TRANSCRIPT: section 4:55-7:00 of Interview with Francesco Bonami (8:10), vernissage.tv.
Francesco Bonami: It’s not a huge show, it’s not the biggest show I ever curated, but maybe it’s the most important for me because it’s transformed me from an outsider when I came here 27 years ago into. . . I don’t want to say a true American, but into part of this big thing that is very strange to define, that is an American concept. . . part of “The American Dream.” It may be banal and a little bit soppy in sound. But for an outsider to curate the biennial of American art is a bit of a dream come true.
I can NOT pick a specific work, each work has a function in the show. I can pick a ROOM, the room on the fourth floor with Bruce High Quality Foundation, a group of artists that work collectively.
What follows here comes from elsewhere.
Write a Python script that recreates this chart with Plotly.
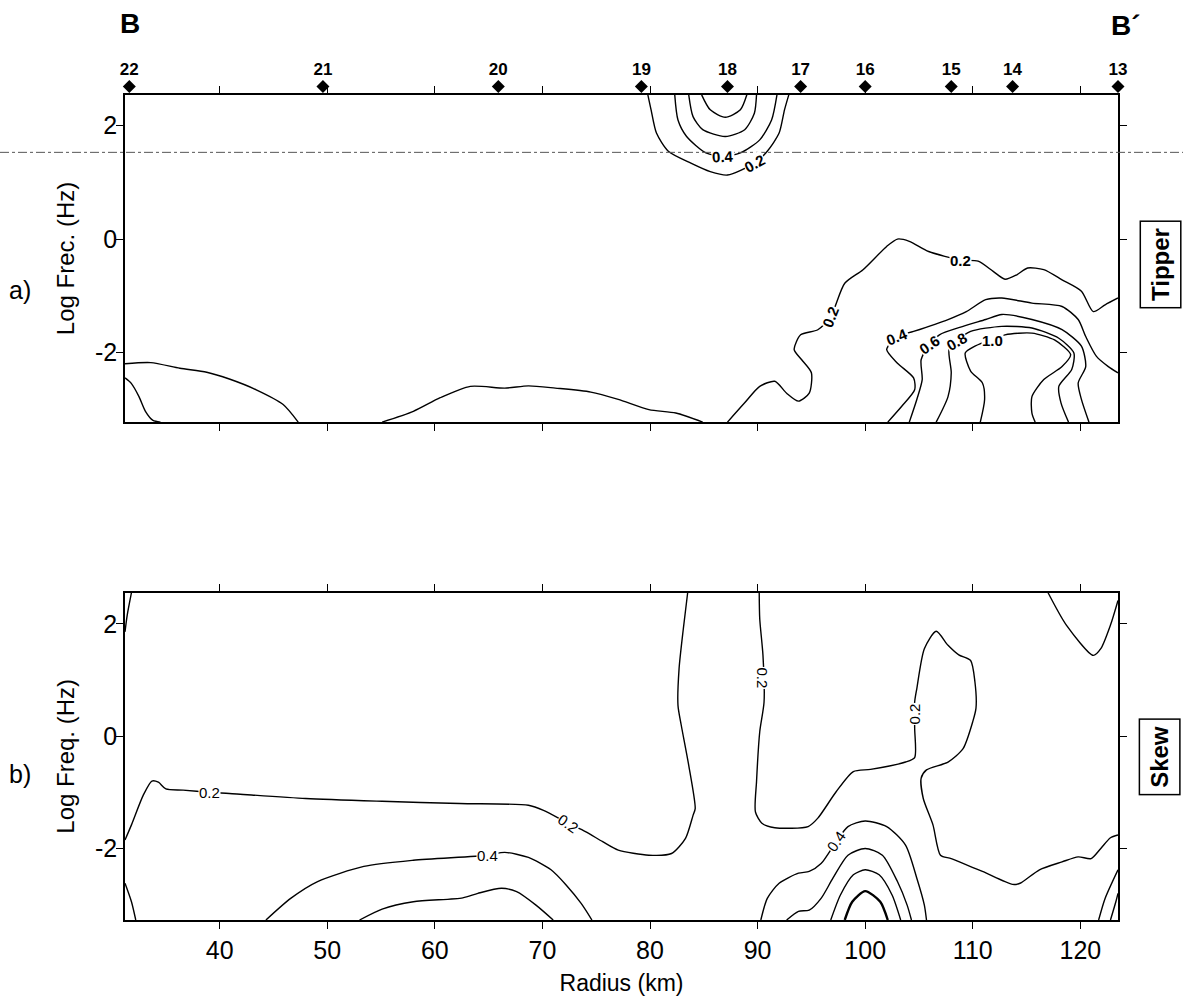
import plotly.graph_objects as go

# ---------------- data ----------------
radius_ticks = [40, 50, 60, 70, 80, 90, 100, 110, 120]
logf_ticks = [-2, 0, 2]
logf_tick_text = ["-2", "0", "2"]

station_ids = ["22", "21", "20", "19", "18", "17", "16", "15", "14", "13"]
station_km = [31.6, 49.6, 65.9, 79.2, 87.2, 94.0, 100.0, 108.0, 113.7, 123.5]

# Tipper isolines (radius km, log frequency)
tipper_left_outer = [(31.2, -2.20), (33.6, -2.18), (36.3, -2.28), (38.8, -2.35), (40.9, -2.47),
                     (43.4, -2.66), (45.9, -2.92), (47.3, -3.23)]
tipper_left_inner = [(31.2, -2.45), (31.8, -2.55), (32.5, -2.78), (33.1, -3.04), (33.8, -3.20), (34.5, -3.23)]
tipper_mid_02 = [(55.1, -3.23), (58.0, -3.04), (60.5, -2.80), (63.3, -2.60), (66.5, -2.63), (68.7, -2.59),
                 (71.2, -2.63), (74.5, -2.70), (77.05, -2.83), (79.9, -3.01), (82.4, -3.07), (84.9, -3.23)]
tipper_right_02 = [(87.2, -3.23), (88.8, -2.89), (90.2, -2.60), (91.6, -2.51), (92.7, -2.72), (93.8, -2.86),
                   (94.8, -2.72), (95.0, -2.36), (94.1, -2.13), (93.4, -1.95), (94.0, -1.69), (95.6, -1.60),
                   (96.8, -1.37), (98.1, -0.78), (99.8, -0.54), (102.0, -0.13), (103.0, 0.0), (104.1, -0.04),
                   (105.9, -0.22), (108.9, -0.37), (110.5, -0.39), (111.9, -0.57), (113.0, -0.71), (114.1, -0.63),
                   (115.1, -0.51), (116.6, -0.54), (118.3, -0.72), (120.1, -0.92), (121.2, -1.28), (122.3, -1.16),
                   (123.5, -1.04)]
tipper_right_04 = [(102.1, -3.23), (103.4, -2.95), (104.6, -2.66), (104.5, -2.45), (103.0, -2.19), (102.0, -1.95),
                   (103.0, -1.72), (104.5, -1.63), (107.7, -1.42), (109.4, -1.28), (111.2, -1.07), (112.7, -1.04),
                   (115.5, -1.13), (118.3, -1.19), (119.8, -1.42), (120.5, -1.72), (121.5, -2.07), (122.6, -2.25),
                   (123.5, -2.36)]
tipper_right_06 = [(104.1, -3.23), (104.8, -2.83), (105.3, -2.48), (105.2, -2.13), (106.0, -1.86), (106.9, -1.69),
                   (109.1, -1.54), (111.2, -1.42), (112.7, -1.33), (115.5, -1.42), (118.3, -1.60), (120.1, -1.89),
                   (120.5, -2.25), (119.8, -2.54), (120.1, -2.83), (120.8, -3.23)]
tipper_right_08 = [(106.6, -3.23), (107.7, -2.78), (108.0, -2.36), (107.8, -1.95), (108.5, -1.80), (109.8, -1.63),
                   (112.7, -1.54), (115.5, -1.57), (118.0, -1.75), (119.4, -2.01), (119.2, -2.30), (118.0, -2.60),
                   (118.2, -2.89), (118.9, -3.23)]
tipper_right_10 = [(110.7, -3.23), (111.1, -2.83), (110.9, -2.54), (109.8, -2.33), (109.3, -2.01), (110.2, -1.89),
                   (113.0, -1.69), (115.5, -1.66), (117.6, -1.78), (119.1, -2.04), (118.3, -2.25), (116.6, -2.48),
                   (115.5, -2.78), (115.5, -3.07), (115.8, -3.23)]
tipper_top_02 = [(79.8, 2.545), (80.1, 2.28), (80.6, 1.87), (81.7, 1.55), (83.8, 1.34), (85.6, 1.19), (87.2, 1.13),
                 (89.7, 1.34), (90.9, 1.55), (92.0, 1.87), (92.5, 2.28), (92.9, 2.545)]
tipper_top_04 = [(82.3, 2.545), (82.6, 2.10), (83.4, 1.81), (85.2, 1.52), (86.8, 1.46), (88.4, 1.52), (90.2, 1.75),
                 (91.3, 2.10), (91.8, 2.545)]
tipper_top_06 = [(83.6, 2.545), (84.0, 2.16), (84.9, 1.93), (87.0, 1.81), (88.8, 1.93), (89.7, 2.22), (89.9, 2.545)]
tipper_top_08 = [(84.8, 2.545), (85.6, 2.28), (87.0, 2.15), (88.4, 2.28), (89.0, 2.545)]

# Skew isolines (radius km, log frequency)
skew_long_02 = [(31.2, -1.85), (31.8, -1.58), (32.9, -1.05), (33.7, -0.80), (34.3, -0.82), (35.0, -0.94),
                (36.6, -0.96), (39.1, -1.00), (40.9, -1.02), (48.0, -1.11), (55.1, -1.16), (62.3, -1.20),
                (68.7, -1.23), (70.1, -1.32), (72.4, -1.55), (74.0, -1.70), (75.6, -1.88), (77.05, -2.03),
                (79.9, -2.12), (82.0, -2.09), (83.3, -1.82), (84.0, -1.41), (84.2, -1.29), (83.6, -0.52),
                (82.9, 0.20), (82.6, 0.55), (82.7, 1.20), (83.1, 1.92), (83.5, 2.557)]
skew_column_02 = [(90.15, 2.557), (90.2, 2.09), (90.5, 1.44), (90.6, 0.61), (90.2, 0.08), (89.9, -0.81),
                  (89.8, -1.35), (90.4, -1.55), (91.6, -1.63), (94.7, -1.61), (95.6, -1.46), (97.3, -0.99),
                  (98.9, -0.63), (100.5, -0.59), (103.75, -0.46), (104.6, -0.38), (104.6, 0.14), (104.6, 0.61),
                  (104.8, 0.85), (105.5, 1.56), (106.6, 1.87), (107.7, 1.62), (108.7, 1.45), (109.8, 1.35),
                  (110.2, 0.97), (110.3, 0.50), (110.0, 0.26), (109.1, -0.22), (107.7, -0.46), (105.7, -0.60),
                  (105.2, -0.75), (105.4, -1.11), (106.3, -1.58), (107.0, -2.12), (108.0, -2.18), (110.9, -2.41),
                  (113.7, -2.64), (114.4, -2.62), (116.2, -2.38), (118.3, -2.24), (119.8, -2.15), (121.0, -2.18),
                  (121.9, -2.00), (122.8, -1.81), (123.5, -1.76)]
skew_left_04 = [(44.3, -3.275), (46.6, -2.89), (49.1, -2.59), (53.4, -2.32), (58.0, -2.21), (64.9, -2.12),
                (66.5, -2.07), (68.7, -2.16), (70.8, -2.38), (72.2, -2.65), (73.6, -2.98), (74.6, -3.275)]
skew_left_06 = [(53.0, -3.275), (55.1, -3.08), (58.0, -2.95), (62.6, -2.88), (64.0, -2.80), (66.2, -2.71),
                (67.6, -2.77), (69.4, -3.01), (71.0, -3.275)]
skew_corner_bl = [(31.2, -2.62), (31.8, -2.95), (32.2, -3.275)]
skew_corner_tl = [(31.8, 2.557), (31.4, 2.15), (31.2, 1.86)]
skew_peak_04 = [(90.3, -3.275), (90.9, -2.89), (92.0, -2.62), (93.8, -2.44), (94.8, -2.41), (95.9, -2.27),
                (97.3, -1.88), (98.4, -1.61), (100.0, -1.51), (102.0, -1.61), (103.75, -1.94), (104.8, -2.53),
                (105.5, -3.01), (105.7, -3.275)]
skew_peak_06 = [(92.7, -3.275), (93.8, -3.12), (94.8, -3.10), (95.9, -2.89), (97.0, -2.53), (98.4, -2.12),
                (100.0, -2.00), (101.6, -2.12), (103.0, -2.59), (103.9, -3.01), (104.3, -3.275)]
skew_peak_08 = [(96.8, -3.275), (97.7, -2.83), (98.9, -2.47), (100.0, -2.38), (101.3, -2.47), (102.5, -2.83),
                (103.3, -3.275)]
skew_peak_10 = [(98.1, -3.275), (98.8, -2.95), (100.0, -2.76), (101.4, -2.95), (102.1, -3.275)]
skew_corner_br1 = [(121.7, -3.275), (122.3, -2.89), (123.5, -2.38)]
skew_corner_br2 = [(122.8, -3.275), (123.3, -2.95), (123.5, -2.80)]
skew_corner_tr = [(117.0, 2.557), (118.7, 1.98), (121.2, 1.44), (121.9, 1.56), (122.8, 1.98), (123.5, 2.42)]

# contour labels: (text, radius, log f, angle)
tipper_labels = [("0.4", 86.8, 1.46, -3), ("0.2", 89.7, 1.34, -28), ("0.2", 108.9, -0.37, 0),
                 ("0.2", 96.8, -1.37, -68), ("0.4", 103.0, -1.72, -22), ("0.6", 106.0, -1.86, -35),
                 ("0.8", 108.5, -1.80, -30), ("1.0", 111.8, -1.79, 0)]
skew_labels = [("0.2", 39.1, -1.00, 0), ("0.2", 72.4, -1.55, 35), ("0.4", 64.9, -2.12, 0),
               ("0.2", 90.5, 1.03, 90), ("0.2", 104.6, 0.40, -90), ("0.4", 97.3, -1.88, -55)]

X_RANGE = [31.2, 123.5]
Y1_RANGE = [-3.23, 2.545]
Y2_RANGE = [-3.275, 2.557]

FONT = "Liberation Sans, Arial, sans-serif"

fig = go.Figure()


def add_line(pts, xa, ya, width=1.4):
    fig.add_trace(go.Scatter(
        x=[p[0] for p in pts], y=[p[1] for p in pts], xaxis=xa, yaxis=ya,
        mode="lines", line=dict(color="black", width=width, shape="spline", smoothing=0.7),
        hoverinfo="skip", showlegend=False))


for c in [tipper_left_outer, tipper_left_inner, tipper_mid_02, tipper_right_02, tipper_right_04,
          tipper_right_06, tipper_right_08, tipper_right_10, tipper_top_02, tipper_top_04,
          tipper_top_06, tipper_top_08]:
    add_line(c, "x", "y")

for c in [skew_long_02, skew_column_02, skew_left_04, skew_left_06, skew_corner_bl, skew_corner_tl,
          skew_peak_04, skew_peak_06, skew_peak_08, skew_corner_br1, skew_corner_br2, skew_corner_tr]:
    add_line(c, "x2", "y2")
add_line(skew_peak_10, "x2", "y2", width=2.4)

# stations (on a thin strip axis above the Tipper panel)
fig.add_trace(go.Scatter(
    x=station_km, y=[0.11] * len(station_km), xaxis="x", yaxis="y3",
    mode="markers+text", text=["<b>%s</b>" % s for s in station_ids], textposition="top center",
    textfont=dict(family=FONT, size=17, color="black"),
    marker=dict(symbol="diamond", size=10, color="black"),
    cliponaxis=False, hoverinfo="skip", showlegend=False))

annotations = []
for t, r, f, a in tipper_labels:
    annotations.append(dict(text="<b>%s</b>" % t, x=r, y=f, xref="x", yref="y", showarrow=False,
                            textangle=a, bgcolor="white", borderpad=0, xanchor="center", yanchor="middle",
                            font=dict(family=FONT, size=15, color="black")))
for t, r, f, a in skew_labels:
    annotations.append(dict(text=t, x=r, y=f, xref="x2", yref="y2", showarrow=False, textangle=a,
                            bgcolor="white", borderpad=0, xanchor="center", yanchor="middle",
                            font=dict(family=FONT, size=15, color="black")))


def paper_x(px):
    return (px - 125) / 993.0


def paper_y(py):
    return (922 - py) / 902.0


annotations += [
    dict(text="<b>B</b>", x=paper_x(130), y=paper_y(24), xref="paper", yref="paper", showarrow=False,
         xanchor="center", yanchor="middle", font=dict(family=FONT, size=28, color="black")),
    dict(text="<b>B´</b>", x=paper_x(1126), y=paper_y(26), xref="paper", yref="paper", showarrow=False,
         xanchor="center", yanchor="middle", font=dict(family=FONT, size=28, color="black")),
    dict(text="<b>Tipper</b>", x=paper_x(1161), y=paper_y(265), xref="paper", yref="paper", showarrow=False,
         xanchor="center", yanchor="middle",
         textangle=-90, bordercolor="black", borderwidth=1.5, borderpad=6, bgcolor="white",
         font=dict(family=FONT, size=24, color="black")),
    dict(text="<b>Skew</b>", x=paper_x(1160), y=paper_y(759), xref="paper", yref="paper", showarrow=False,
         xanchor="center", yanchor="middle",
         textangle=-90, bordercolor="black", borderwidth=1.5, borderpad=6, bgcolor="white",
         font=dict(family=FONT, size=24, color="black")),
    dict(text="a)", x=paper_x(20), y=paper_y(291), xref="paper", yref="paper", showarrow=False,
         xanchor="center", yanchor="middle", font=dict(family=FONT, size=25, color="black")),
    dict(text="b)", x=paper_x(20), y=paper_y(776), xref="paper", yref="paper", showarrow=False,
         xanchor="center", yanchor="middle", font=dict(family=FONT, size=25, color="black")),
]

axis_common = dict(showline=True, linecolor="black", linewidth=1.5, mirror="ticks", ticks="outside",
                   ticklen=7, tickwidth=1.2, tickcolor="black", showgrid=False, zeroline=False)

fig.update_layout(
    width=1183, height=1004,
    margin=dict(l=125, r=65, t=20, b=82),
    paper_bgcolor="white", plot_bgcolor="white",
    font=dict(family=FONT, size=25, color="black"),
    showlegend=False,
    xaxis=dict(domain=[0, 1], anchor="y", range=X_RANGE, tickvals=radius_ticks,
               showticklabels=False, **axis_common),
    yaxis=dict(domain=[paper_y(423), paper_y(95)], anchor="x", range=Y1_RANGE, tickvals=logf_ticks,
               ticktext=logf_tick_text, ticklabelstandoff=-6,
               title=dict(text="Log Frec. (Hz)", standoff=14, font=dict(size=24)), **axis_common),
    yaxis3=dict(domain=[paper_y(95), 1.0], anchor="x", range=[0, 1], visible=False, fixedrange=True),
    xaxis2=dict(domain=[0, 1], anchor="y2", range=X_RANGE, tickvals=radius_ticks,
                title=dict(text="Radius (km)", standoff=12, font=dict(size=23)), **axis_common),
    yaxis2=dict(domain=[0, paper_y(594)], anchor="x2", range=Y2_RANGE, tickvals=logf_ticks,
                ticktext=logf_tick_text, ticklabelstandoff=-6,
                title=dict(text="Log Freq. (Hz)", standoff=14, font=dict(size=24)), **axis_common),
    annotations=annotations,
    shapes=[dict(type="line", xref="paper", yref="y", x0=paper_x(0), x1=paper_x(1183), y0=1.53, y1=1.53,
                 line=dict(color="#555", width=1, dash="dashdot"))],
)

fig.write_html("out.html")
They have this car with a film made of a patchwork of American images and with a text written by them on America as a lover. It is a love story without a happy ending.
And next. . . and in front of it, there is a work by the LEAST young artist in the show, Lorraine O’Grady, an Afro-American artist who makes a very interesting comparison between Michael Jackson and Charles Baudelaire, the French poet. . . looking at them as two fathers of different kinds of modernity—Baudelaire, for what is the Western world, and Michael Jackson, for pop culture and Afro-American culture in America—and yet, Lorraine O’Grady looks very young. The worlds of the two artists touch, become one thing, the past and the present become one thing.
I think this is a room that in some way summarizes the spirit of this exhibition.